Si les perspectives des poids de carcasses sont à la hausse, la poursuite de la segmentation du marché et des types de porcs conduit à la multiplication des grilles de paiement utilisées dans les abattoirs européens (mâles entiers ou castrés, divers indicateurs de qualité, etc.). Certaines entreprises d’abattage disposent aujourd’hui de plusieurs grilles, répondant aux différents marchés sur lesquels elles s’expriment.
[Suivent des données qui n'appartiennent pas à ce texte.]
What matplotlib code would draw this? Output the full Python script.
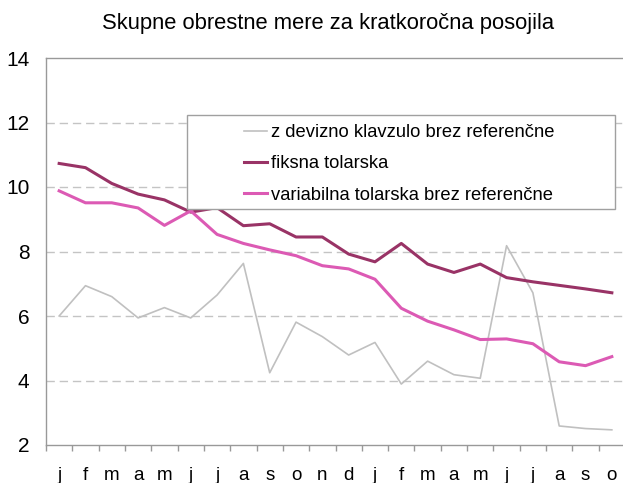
import numpy as np
import matplotlib
matplotlib.use("Agg")
import matplotlib.pyplot as plt
from matplotlib.patches import Rectangle

plt.rcParams['font.family'] = ['Liberation Sans', 'DejaVu Sans']

months = ['j', 'f', 'm', 'a', 'm', 'j', 'j', 'a', 's', 'o', 'n', 'd',
          'j', 'f', 'm', 'a', 'm', 'j', 'j', 'a', 's', 'o']

devizna = [6.00, 6.94, 6.60, 5.94, 6.26, 5.94, 6.65, 7.63, 4.24, 5.81, 5.36,
           4.79, 5.18, 3.89, 4.60, 4.18, 4.07, 8.18, 6.72, 2.59, 2.51, 2.47]
fiksna = [10.73, 10.60, 10.11, 9.78, 9.60, 9.22, 9.36, 8.80, 8.86, 8.45, 8.45,
          7.92, 7.68, 8.25, 7.61, 7.35, 7.61, 7.19, 7.06, 6.95, 6.84, 6.72]
variabilna = [9.88, 9.51, 9.51, 9.35, 8.81, 9.26, 8.53, 8.25, 8.05, 7.87, 7.56,
              7.46, 7.14, 6.24, 5.84, 5.57, 5.27, 5.29, 5.14, 4.58, 4.46, 4.74]

labels = ['z devizno klavzulo brez referenčne',
          'fiksna tolarska',
          'variabilna tolarska brez referenčne']
colors = ['#C0C0C0', '#993366', '#DC5AB4']

fig = plt.figure(figsize=(6.23, 4.83), dpi=100)
ax = fig.add_axes([46 / 623, 1 - 445 / 483, 579 / 623, 387 / 483])

x = np.arange(len(months))
ax.plot(x, devizna, color=colors[0], lw=1.2, label=labels[0], zorder=3)
ax.plot(x, fiksna, color=colors[1], lw=2.2, label=labels[1], zorder=3)
ax.plot(x, variabilna, color=colors[2], lw=2.2, label=labels[2], zorder=3)

ax.set_xlim(-0.5, len(months) - 0.5)
ax.set_ylim(2, 14)
ax.set_yticks([2, 4, 6, 8, 10, 12, 14])
ax.set_xticks(x)
ax.set_xticklabels(months)
ax.set_xticks(np.arange(len(months) + 1) - 0.5, minor=True)
ax.tick_params(axis='x', which='major', length=0, pad=16, labelsize=13.5)
ax.tick_params(axis='x', which='minor', length=4, color='#999999', width=1)
ax.tick_params(axis='y', length=0, pad=12, labelsize=15)

for y in [4, 6, 8, 10, 12]:
    ax.axhline(y, color='#C4C4C4', lw=1, ls=(0, (6, 3.5)), zorder=1)

for side in ['left', 'bottom', 'top', 'right']:
    ax.spines[side].set_color('#999999')
    ax.spines[side].set_linewidth(1)

ax.set_title('Skupne obrestne mere za kratkoročna posojila',
             fontsize=15.8, pad=21, x=(328 - 46) / 579)

# legend box
box = Rectangle((187 / 623, 1 - 209 / 483), 428 / 623, 94 / 483,
                transform=fig.transFigure, facecolor='white',
                edgecolor='#A0A0A0', lw=1, zorder=4)
ax.add_patch(box)
leg = ax.legend(loc='upper left', bbox_to_anchor=(244 / 623, 1 - 124 / 483),
                bbox_transform=fig.transFigure, frameon=False, fontsize=13.25,
                handlelength=1.25, handletextpad=0.2, labelspacing=0.78,
                borderaxespad=0, borderpad=0)
leg.set_zorder(5)

fig.savefig('out.png', dpi=100)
La crise sanitaire a accéléré l’alourdissement des carcasses
Avec la crise de la Covid-19, la réduction voire la suppression des capacités des outils (personnel absent ou malade et fermetures administratives pour éviter le développement de clusters de Covid-19) a entraîné des baisses ponctuelles des abattages, et par conséquent des retards d’enlèvement des porcs. Les mesures sanitaires de distanciation en abattoir ont provoqué un ralentissement des cadences, aggravé encore par les cas de Covid-19. Les restrictions de circulation, en Allemagne notamment, ont empêché les employés de se rendre sur leur lieu de travail. Enfin, les perturbations logistiques en aval freinent les exportations.
Repères
Comment sont analysées les données d’abattage
Les abattoirs doivent déclarer leur activité (nombre d’animaux et poids) aux offices statistiques nationaux. Ces derniers appliquent des corrections selon les spécificités nationales ou individuelles des abattoirs pour respecter la définition de la carcasse fixée par la Commission européenne. Les offices statistiques nationaux transmettent ensuite mensuellement la somme normalisée des déclarations d’activité de tous les abattoirs à Eurostat. Ces données d’abattage par pays, comprenant le nombre de porcs abattus ainsi que le volume total produit en tonnes, permettent de calculer un poids moyen de carcasse par pays.